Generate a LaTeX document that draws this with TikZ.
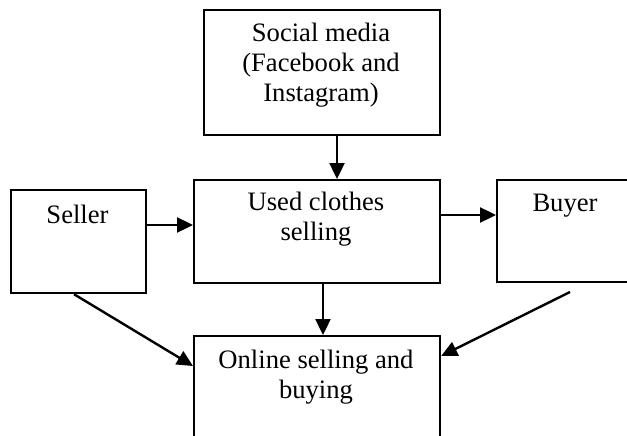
\documentclass[tikz,border=0pt]{standalone}
\usepackage{fontspec}
\setmainfont{Liberation Serif}
\usetikzlibrary{arrows.meta}
\begin{document}
\begin{tikzpicture}[x=1pt,y=-1pt,
  box/.style={draw=black,line width=2.2pt,inner sep=0pt,anchor=north west},
  txt/.style={font=\fontsize{26.6}{30}\selectfont,align=center,inner sep=0pt,anchor=north},
  arr/.style={line width=2.4pt,-{Triangle[length=16pt,width=15pt]}}]
\clip (0,0) rectangle (627,436);
\fill[white] (0,0) rectangle (627,436);
\node[box,minimum width=236pt,minimum height=125pt] (social) at (203,9) {};
\node[box,minimum width=246pt,minimum height=103pt] (used) at (193,179) {};
\node[box,minimum width=135pt,minimum height=103pt] (seller) at (10,189) {};
\node[box,minimum width=138pt,minimum height=102pt] (buyer) at (496,179) {};
\node[box,minimum width=246pt,minimum height=140pt] (online) at (193,335) {};
\node[txt] (socialtxt) at (321,23) {Social media\\(Facebook and\\Instagram)};
\node[txt] (usedtxt) at (316,192) {Used clothes\\selling};
\node[txt] (sellertxt) at (77.5,205) {Seller};
\node[txt] (buyertxt) at (565,194) {Buyer};
\node[txt] (onlinetxt) at (316,350) {Online selling and\\buying};
\coordinate (bstart) at (570,292);
\draw[arr] (social.south -| 337,0) -- (used.north -| 337,0);
\draw[arr] (seller.east |- 0,225) -- (used.west |- 0,225);
\draw[arr] (used.east |- 0,215) -- (buyer.west |- 0,215);
\draw[arr] (used.south -| 323,0) -- (online.north -| 323,0);
\draw[arr] (seller.south -| 74,0) -- (online.west |- 0,366);
\draw[arr] (bstart) -- (online.east |- 0,356);
\end{tikzpicture}
\end{document}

___

Reproduce the material above in full and without alteration, but skip all pictures.

Generate a LaTeX document that draws this with TikZ.
\documentclass[tikz,border=0pt]{standalone}
\usepackage{fontspec}
\setmainfont{Liberation Serif}
\usetikzlibrary{arrows.meta}
\begin{document}
\begin{tikzpicture}[x=1pt,y=-1pt,
  box/.style={draw=black,line width=2.2pt,inner sep=0pt,anchor=north west},
  txt/.style={font=\fontsize{26.6}{30}\selectfont,align=center,inner sep=0pt,anchor=north},
  arr/.style={line width=2.4pt,-{Triangle[length=16pt,width=15pt]}}]
\clip (0,0) rectangle (627,436);
\fill[white] (0,0) rectangle (627,436);
\node[box,minimum width=236pt,minimum height=125pt] (social) at (203,9) {};
\node[box,minimum width=246pt,minimum height=103pt] (used) at (193,179) {};
\node[box,minimum width=135pt,minimum height=103pt] (seller) at (10,189) {};
\node[box,minimum width=138pt,minimum height=102pt] (buyer) at (496,179) {};
\node[box,minimum width=246pt,minimum height=140pt] (online) at (193,335) {};
\node[txt] (socialtxt) at (321,23) {Social media\\(Facebook and\\Instagram)};
\node[txt] (usedtxt) at (316,192) {Used clothes\\selling};
\node[txt] (sellertxt) at (77.5,205) {Seller};
\node[txt] (buyertxt) at (565,194) {Buyer};
\node[txt] (onlinetxt) at (316,350) {Online selling and\\buying};
\coordinate (bstart) at (570,292);
\draw[arr] (social.south -| 337,0) -- (used.north -| 337,0);
\draw[arr] (seller.east |- 0,225) -- (used.west |- 0,225);
\draw[arr] (used.east |- 0,215) -- (buyer.west |- 0,215);
\draw[arr] (used.south -| 323,0) -- (online.north -| 323,0);
\draw[arr] (seller.south -| 74,0) -- (online.west |- 0,366);
\draw[arr] (bstart) -- (online.east |- 0,356);
\end{tikzpicture}
\end{document}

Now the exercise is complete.